New Housing Plan Is A Cop-Out

Government plans for investment in social housing have been criticised as insufficient to meet needs.

Speaking to LookLeft, Dr Rory Hearne of NUI Maynooth said that the increase in the social housing budget “is a drop in the ocean in comparison to what’s needed”.

The capital budget for social housing will increase from €250 million to €600 million over three years, but according to Dr. Hearne, this is well below what is needed to meet demand:

“The Government has said that there’s going to be 10,000 additional social housing units delivered over the next 3 years. There’s 90,000 on the housing waiting list. It would take them 27 years, at that rate, to meet the housing need that is there. This is not a big stimulus, this is a drop in the ocean in comparison to what’s needed.”

John Bissett, an activist with Housing Action Now, agrees that the planned investment is too small and points out that actual housing need is far greater than suggested by the waiting list. He raised further questions over the role of housing associations in management of new stock.

“In Holland, the voluntary housing because they’d over-extended themselves. Here, the State used to loan money to the voluntary housing sector, but now they’re effectively being told to borrow and build. So they are almost becoming private landlords, and will consequently be in big trouble if they have a problem with rents.”

Part of the scheme will involve Public-Private Partnerships, where local authorities will tender out to consortia to develop on local authority-owned land, where private developers will build a mixture of public and private rented housing. As the private accommodation will be the developers’ source of profit, this will likely have a very high rent.

According to Dr. Hearne: “The question is why doesn’t the Government use the Housing Finance Agency or the Strategic Investment Fund to build on this land? It could build social and private housing whereby the income from the private rent could provide an income back to the Government which could be used to invest in further social housing.”

More broadly, Government policy on housing must be rethought, with a focus on providing housing for a broader case. Bissett believes that Government policy remains stuck in the market model that drove the housing bubble.

“Nothing seems to have changed since the crash, we’re back to the same process of house prices and rents going up again. Has the State done anything to bridge the supply side? No. Will 2,500 units a year do that? No. So there will continue to be a shortage of accommodation in Dublin.

“We need a substantial investment in housing stock, but the will is not there, because they believe that ‘the market knows best’.”

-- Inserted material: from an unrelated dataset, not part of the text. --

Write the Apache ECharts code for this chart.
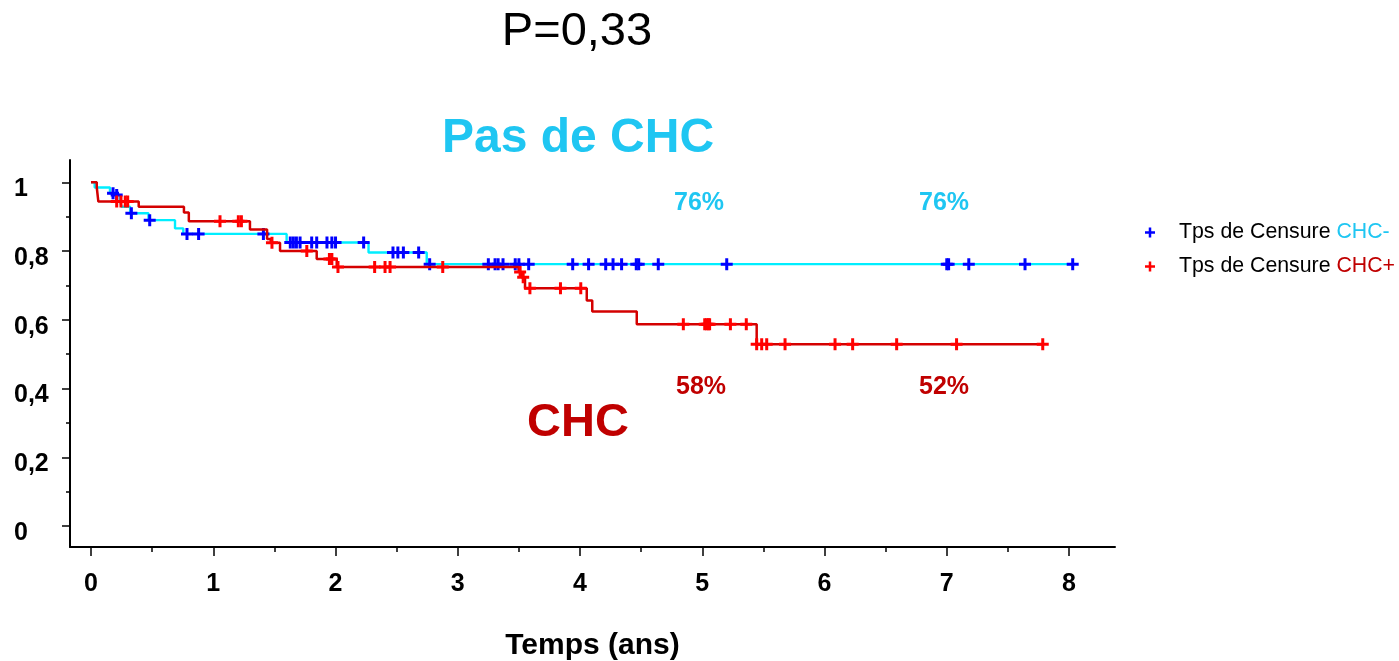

Dr Hearne says: “We need to make social housing available to 30-40% of the population. A combination of rent controls on private housing and social housing would mean that social housing was not ghettoised and would not have the concentration of poverty and resultant issues for communities, and would not result in massive spatial inequalities. The Government does not see social housing as something that should be widely available and that comes back to the role of the State in redistribution, the question of should housing be a commodity or be a right.”